Records with drawing code.
______________________________

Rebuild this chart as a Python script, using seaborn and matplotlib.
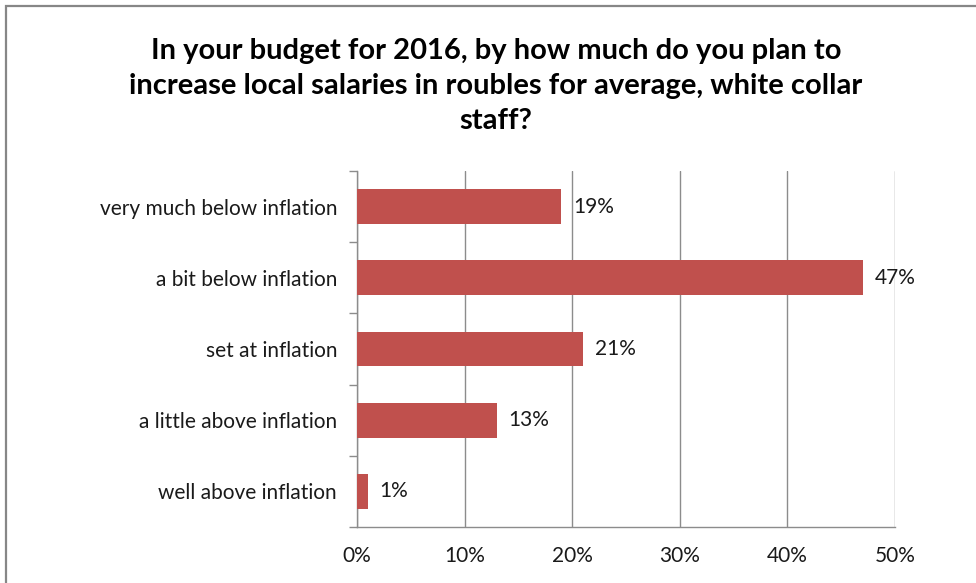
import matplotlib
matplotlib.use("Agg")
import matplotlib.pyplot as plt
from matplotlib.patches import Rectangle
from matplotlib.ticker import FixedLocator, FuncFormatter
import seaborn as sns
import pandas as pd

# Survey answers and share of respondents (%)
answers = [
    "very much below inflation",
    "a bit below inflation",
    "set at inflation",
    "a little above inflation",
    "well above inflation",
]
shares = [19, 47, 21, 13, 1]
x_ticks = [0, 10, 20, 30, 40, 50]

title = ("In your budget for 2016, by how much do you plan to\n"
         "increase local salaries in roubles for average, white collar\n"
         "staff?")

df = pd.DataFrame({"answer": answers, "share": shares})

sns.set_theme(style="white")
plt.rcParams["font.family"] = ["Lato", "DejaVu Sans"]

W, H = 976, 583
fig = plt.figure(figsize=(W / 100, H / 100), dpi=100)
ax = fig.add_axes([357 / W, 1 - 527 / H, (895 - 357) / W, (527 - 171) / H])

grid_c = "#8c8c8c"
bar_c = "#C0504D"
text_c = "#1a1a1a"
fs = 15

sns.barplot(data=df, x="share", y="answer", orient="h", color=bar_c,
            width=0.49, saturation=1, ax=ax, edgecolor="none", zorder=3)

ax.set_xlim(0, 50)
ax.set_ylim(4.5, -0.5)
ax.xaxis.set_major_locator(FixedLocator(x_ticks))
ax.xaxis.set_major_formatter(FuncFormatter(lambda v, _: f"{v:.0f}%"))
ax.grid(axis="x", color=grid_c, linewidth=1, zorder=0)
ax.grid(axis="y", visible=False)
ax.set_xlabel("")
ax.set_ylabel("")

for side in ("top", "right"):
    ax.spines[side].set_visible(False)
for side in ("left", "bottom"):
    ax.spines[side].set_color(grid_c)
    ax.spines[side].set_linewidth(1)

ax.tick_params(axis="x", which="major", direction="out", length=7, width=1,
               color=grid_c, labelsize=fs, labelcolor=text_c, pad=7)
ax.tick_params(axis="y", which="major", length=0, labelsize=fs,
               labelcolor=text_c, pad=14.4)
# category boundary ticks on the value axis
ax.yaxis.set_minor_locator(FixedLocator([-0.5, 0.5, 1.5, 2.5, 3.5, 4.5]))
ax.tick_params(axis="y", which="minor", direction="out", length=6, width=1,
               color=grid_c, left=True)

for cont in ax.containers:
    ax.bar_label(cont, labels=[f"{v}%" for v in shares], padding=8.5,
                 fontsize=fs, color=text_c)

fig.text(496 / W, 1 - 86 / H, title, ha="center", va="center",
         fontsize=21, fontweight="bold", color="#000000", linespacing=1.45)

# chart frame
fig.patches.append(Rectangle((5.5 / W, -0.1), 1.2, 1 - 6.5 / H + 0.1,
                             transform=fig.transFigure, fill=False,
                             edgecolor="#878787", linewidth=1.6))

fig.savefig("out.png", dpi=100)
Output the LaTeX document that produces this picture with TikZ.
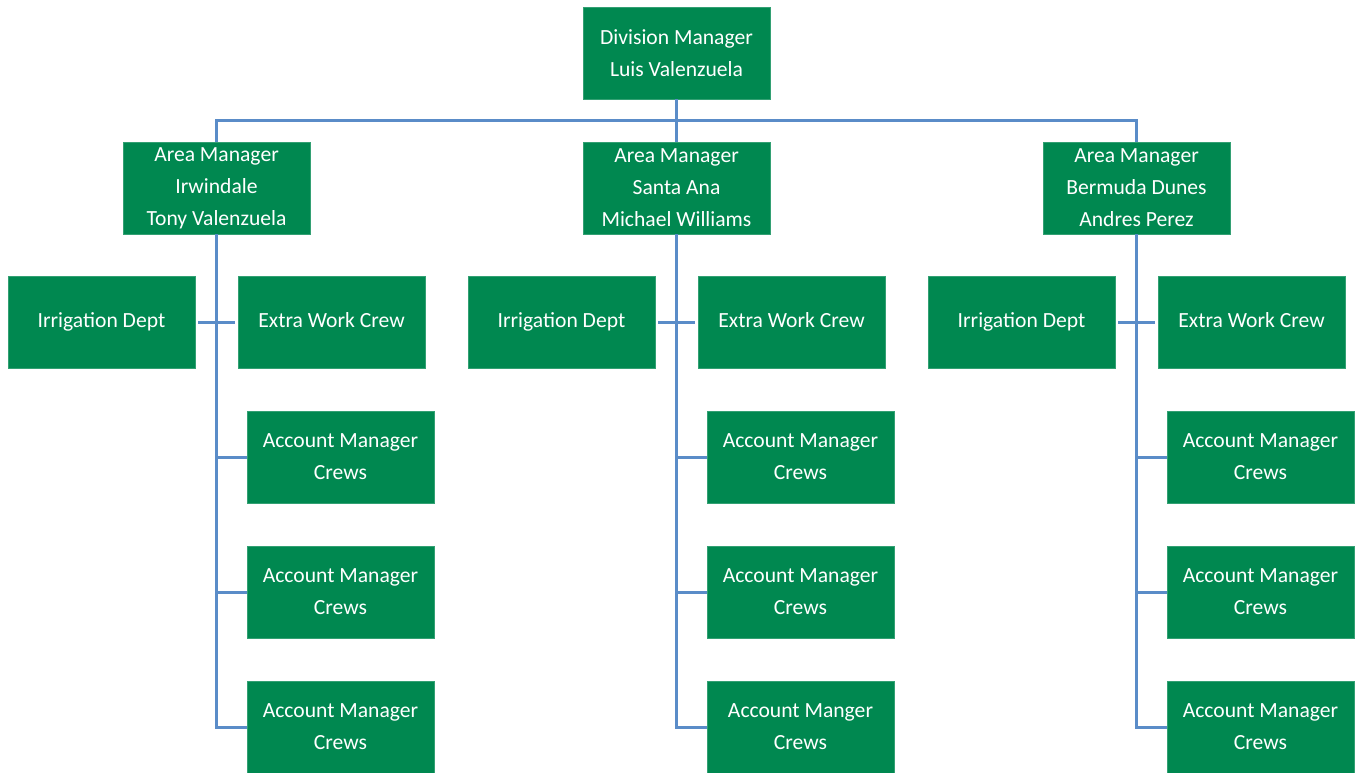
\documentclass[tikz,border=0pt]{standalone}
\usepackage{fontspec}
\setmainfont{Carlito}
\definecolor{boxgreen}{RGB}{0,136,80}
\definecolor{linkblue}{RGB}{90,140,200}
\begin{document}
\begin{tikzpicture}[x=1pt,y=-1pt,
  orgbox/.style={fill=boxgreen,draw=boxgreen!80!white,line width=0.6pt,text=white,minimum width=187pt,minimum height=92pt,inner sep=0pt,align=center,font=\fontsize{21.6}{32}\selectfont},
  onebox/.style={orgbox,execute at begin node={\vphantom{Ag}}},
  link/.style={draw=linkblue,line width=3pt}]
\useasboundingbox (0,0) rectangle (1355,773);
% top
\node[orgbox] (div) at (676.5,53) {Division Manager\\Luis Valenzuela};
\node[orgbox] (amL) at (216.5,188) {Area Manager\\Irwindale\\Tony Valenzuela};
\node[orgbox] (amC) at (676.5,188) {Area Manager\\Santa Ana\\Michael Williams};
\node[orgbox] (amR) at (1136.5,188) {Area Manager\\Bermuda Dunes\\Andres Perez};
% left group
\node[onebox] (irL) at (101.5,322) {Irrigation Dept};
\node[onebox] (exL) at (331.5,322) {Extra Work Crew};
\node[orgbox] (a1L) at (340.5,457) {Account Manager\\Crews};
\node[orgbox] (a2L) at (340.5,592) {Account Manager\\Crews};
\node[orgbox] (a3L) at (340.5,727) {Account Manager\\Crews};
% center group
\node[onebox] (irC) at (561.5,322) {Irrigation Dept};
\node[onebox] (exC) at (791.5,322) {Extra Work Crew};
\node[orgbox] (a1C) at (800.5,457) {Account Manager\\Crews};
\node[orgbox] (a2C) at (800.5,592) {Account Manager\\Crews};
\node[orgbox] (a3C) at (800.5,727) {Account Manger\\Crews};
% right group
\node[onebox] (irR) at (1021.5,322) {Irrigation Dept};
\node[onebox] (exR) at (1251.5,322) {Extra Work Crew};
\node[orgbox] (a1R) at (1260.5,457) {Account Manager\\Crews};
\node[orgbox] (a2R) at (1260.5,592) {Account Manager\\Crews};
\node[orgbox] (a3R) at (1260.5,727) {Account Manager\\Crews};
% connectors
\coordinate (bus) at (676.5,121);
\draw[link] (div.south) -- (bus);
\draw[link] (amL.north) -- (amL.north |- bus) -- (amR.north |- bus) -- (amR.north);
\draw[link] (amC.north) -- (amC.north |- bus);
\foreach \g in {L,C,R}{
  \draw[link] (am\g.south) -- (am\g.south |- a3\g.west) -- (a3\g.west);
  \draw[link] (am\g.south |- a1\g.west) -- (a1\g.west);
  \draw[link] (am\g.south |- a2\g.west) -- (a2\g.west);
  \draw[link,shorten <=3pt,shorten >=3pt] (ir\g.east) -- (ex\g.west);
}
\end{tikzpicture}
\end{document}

______________________________

WORK TO DO. Everything from the first line of the entries through the line that contains "import pandas as pd" is to be reproduced exactly, except the pictures.

WRITTEN RESPONSE.
Rebuild this chart as a Python script, using seaborn and matplotlib.
import matplotlib
matplotlib.use("Agg")
import matplotlib.pyplot as plt
from matplotlib.patches import Rectangle
from matplotlib.ticker import FixedLocator, FuncFormatter
import seaborn as sns
import pandas as pd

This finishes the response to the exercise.